▸ **Short exercise**
Single out each line with the word "this" and copy it.

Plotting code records
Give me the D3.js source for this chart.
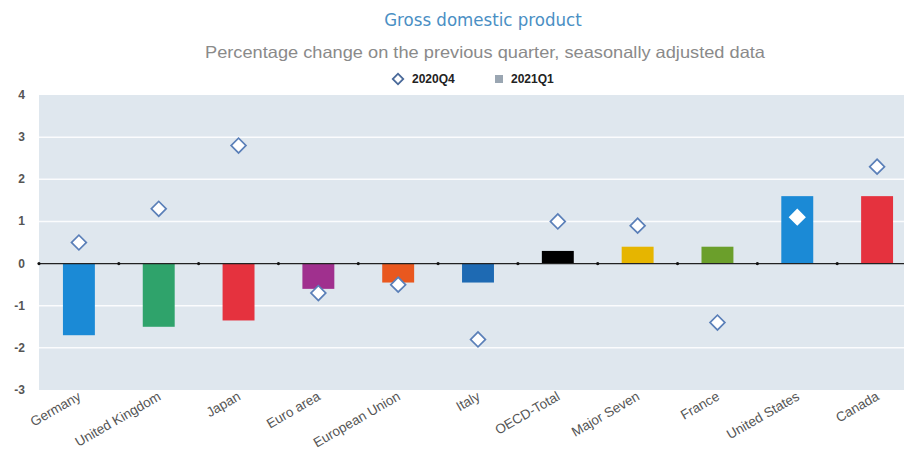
<!DOCTYPE html>
<html>
<head>
<meta charset="utf-8">
<script src="https://cdn.jsdelivr.net/npm/d3@7"></script>
<style>
  body { margin: 0; background: #fff; }
  svg { display: block; }
</style>
</head>
<body>
<div id="chart"></div>
<script>
// data
const countries = ["Germany", "United Kingdom", "Japan", "Euro area", "European Union",
  "Italy", "OECD-Total", "Major Seven", "France", "United States", "Canada"];
const q2021Q1 = [-1.7, -1.5, -1.35, -0.6, -0.45, -0.45, 0.3, 0.4, 0.4, 1.6, 1.6];
const q2020Q4 = [0.5, 1.3, 2.8, -0.7, -0.5, -1.8, 1.0, 0.9, -1.4, 1.1, 2.3];
const barColors = ["#1b8ad6", "#2fa36b", "#e5323e", "#a0308e", "#e9581f", "#1e6ab3",
  "#000000", "#e6b500", "#6b9f2b", "#1b8ad6", "#e5323e"];
const yTicks = [-3, -2, -1, 0, 1, 2, 3, 4];

const W = 904, H = 452;
const svg = d3.select("#chart").append("svg")
  .attr("width", W)
  .attr("height", H);

const x = d3.scaleBand()
  .domain(countries)
  .range([39, 917]);

const y = d3.scaleLinear()
  .domain([-3, 4])
  .range([390, 95]);

// plot background
svg.append("rect")
  .attr("x", x.range()[0])
  .attr("y", y(4))
  .attr("width", x.range()[1] - x.range()[0])
  .attr("height", y(-3) - y(4))
  .attr("fill", "#dfe7ee");

// gridlines
svg.append("g").selectAll("line")
  .data(yTicks.filter(d => d > -3 && d < 4 && d != 0))
  .join("line")
  .attr("x1", x.range()[0])
  .attr("x2", x.range()[1])
  .attr("y1", d => y(d))
  .attr("y2", d => y(d))
  .attr("stroke", "#fbfcfd")
  .attr("stroke-width", 1.5);

// y labels
svg.append("g").selectAll("text")
  .data(yTicks)
  .join("text")
  .attr("x", 25)
  .attr("y", d => y(d) + 4)
  .attr("text-anchor", "end")
  .attr("font-family", "Liberation Sans, Arial, sans-serif")
  .attr("font-size", 12)
  .attr("font-weight", "bold")
  .attr("fill", "#555")
  .text(d => d);

// bars (2021Q1)
const bw = x.bandwidth() * 0.4;
svg.append("g").selectAll("rect")
  .data(countries)
  .join("rect")
  .attr("x", d => x(d) + (x.bandwidth() - bw) / 2)
  .attr("y", (d, i) => y(Math.max(0, q2021Q1[i])))
  .attr("width", bw)
  .attr("height", (d, i) => Math.abs(y(q2021Q1[i]) - y(0)))
  .attr("fill", (d, i) => barColors[i]);

// zero line with tick dots
svg.append("line")
  .attr("x1", x.range()[0])
  .attr("x2", x.range()[1])
  .attr("y1", y(0))
  .attr("y2", y(0))
  .attr("stroke", "#222")
  .attr("stroke-width", 1.2);

svg.append("g").selectAll("circle")
  .data(countries)
  .join("circle")
  .attr("cx", d => x(d))
  .attr("cy", y(0))
  .attr("r", 1.6)
  .attr("fill", "#111");

// diamonds (2020Q4)
const diamond = d3.symbol().type(d3.symbolSquare).size(110);
svg.append("g").selectAll("path")
  .data(countries)
  .join("path")
  .attr("d", diamond)
  .attr("transform", (d, i) => `translate(${x(d) + x.bandwidth() / 2},${y(q2020Q4[i])}) rotate(45)`)
  .attr("fill", "#fff")
  .attr("stroke", d => d == "United States" ? "#fff" : "#5a7fb8")
  .attr("stroke-width", 1.7);

// x labels
svg.append("g").selectAll("text")
  .data(countries)
  .join("text")
  .attr("transform", d => `translate(${x(d) + x.bandwidth() / 2 + 3},${y(-3) + 9}) rotate(-30)`)
  .attr("text-anchor", "end")
  .attr("font-family", "Liberation Sans, Arial, sans-serif")
  .attr("font-size", 13.5)
  .attr("fill", "#555")
  .text(d => d);

// titles
svg.append("text")
  .attr("x", 483)
  .attr("y", 26)
  .attr("text-anchor", "middle")
  .attr("font-family", "DejaVu Sans Condensed, Liberation Sans Narrow, sans-serif")
  .attr("font-size", 18.5)
  .attr("fill", "#4a8fc4")
  .text("Gross domestic product");

svg.append("text")
  .attr("x", 485)
  .attr("y", 58)
  .attr("text-anchor", "middle")
  .attr("font-family", "Liberation Sans, Arial, sans-serif")
  .attr("font-size", 16.5)
  .attr("textLength", 560)
  .attr("lengthAdjust", "spacingAndGlyphs")
  .attr("fill", "#8a8a8a")
  .text("Percentage change on the previous quarter, seasonally adjusted data");

// legend
const lg = svg.append("g");
lg.append("path")
  .attr("d", d3.symbol().type(d3.symbolSquare).size(55))
  .attr("transform", "translate(398,79) rotate(45)")
  .attr("fill", "#fff")
  .attr("stroke", "#4a6a9a")
  .attr("stroke-width", 1.8);
lg.append("text")
  .attr("x", 412)
  .attr("y", 83)
  .attr("font-family", "Liberation Sans, Arial, sans-serif")
  .attr("font-size", 12)
  .attr("font-weight", "bold")
  .attr("fill", "#222")
  .text("2020Q4");
lg.append("rect")
  .attr("x", 495)
  .attr("y", 75)
  .attr("width", 8)
  .attr("height", 8)
  .attr("fill", "#9aa6b2");
lg.append("text")
  .attr("x", 511)
  .attr("y", 83)
  .attr("font-family", "Liberation Sans, Arial, sans-serif")
  .attr("font-size", 12)
  .attr("font-weight", "bold")
  .attr("fill", "#222")
  .text("2021Q1");
</script>
</body>
</html>
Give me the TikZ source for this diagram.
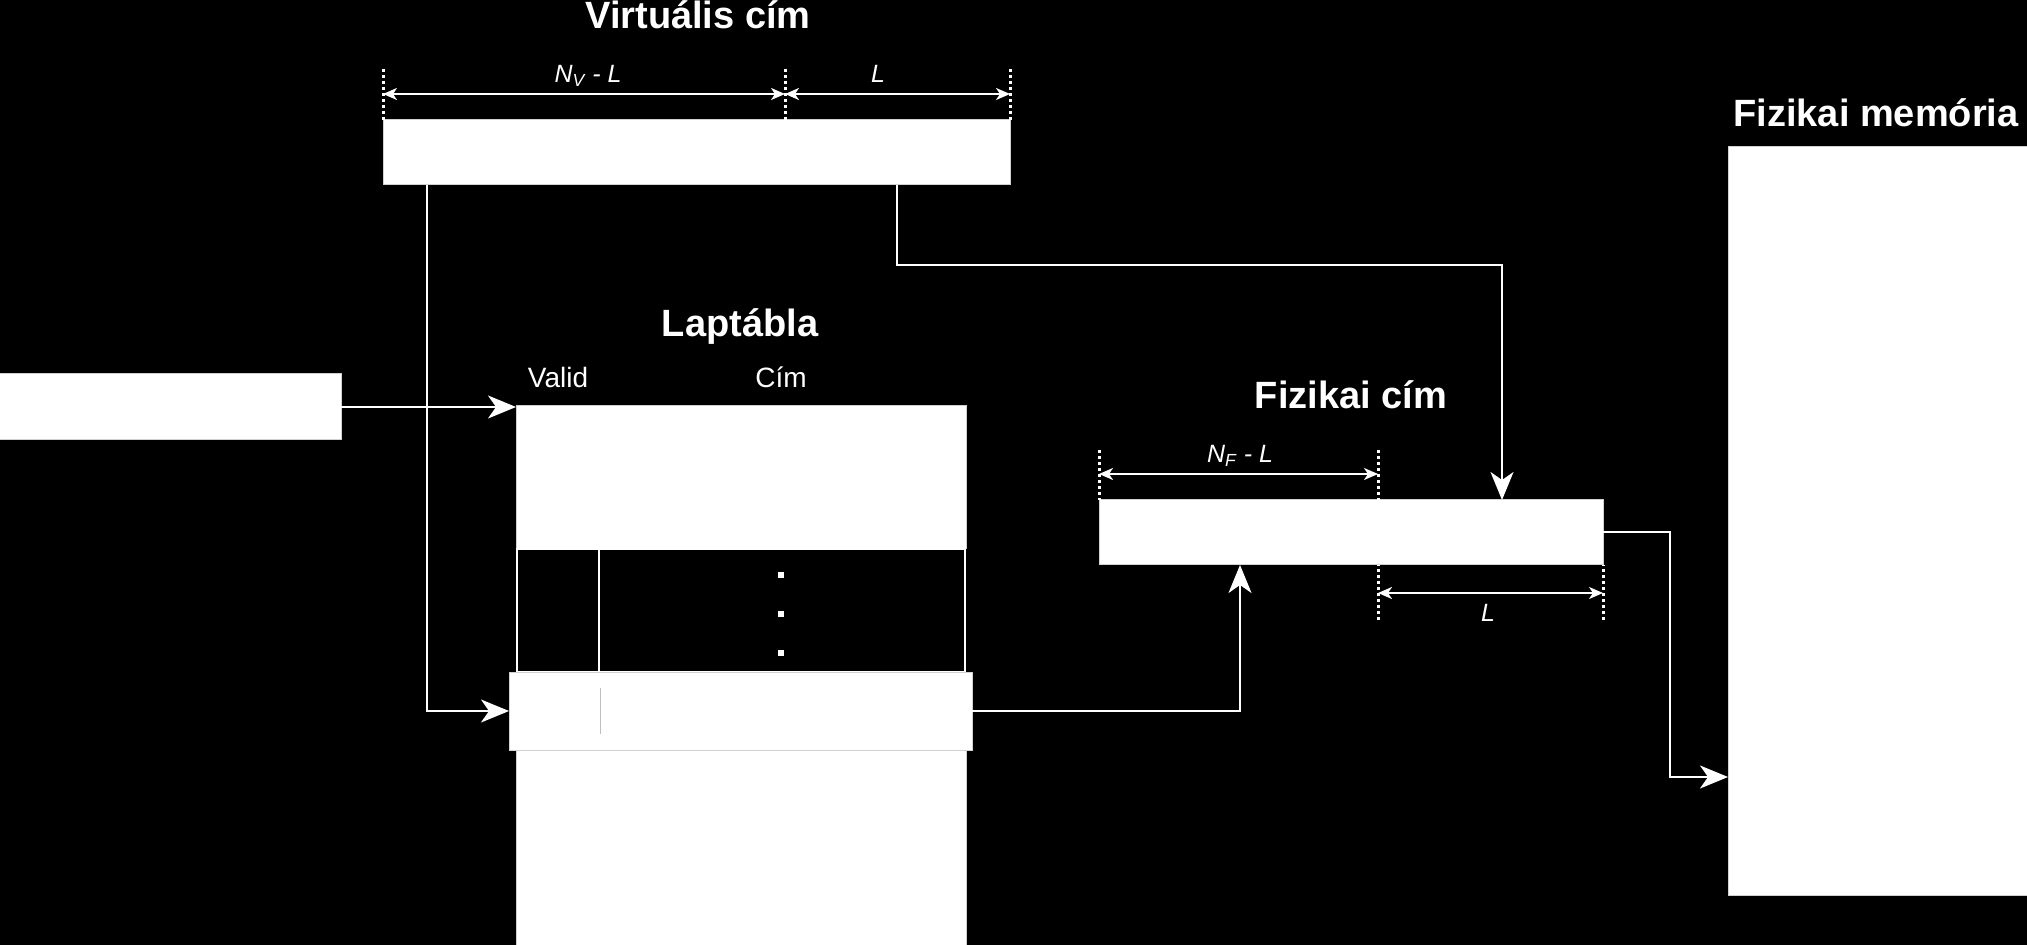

▸ **Right answer**
Give me the D3.js source for this chart.
Give me the TikZ source for this diagram.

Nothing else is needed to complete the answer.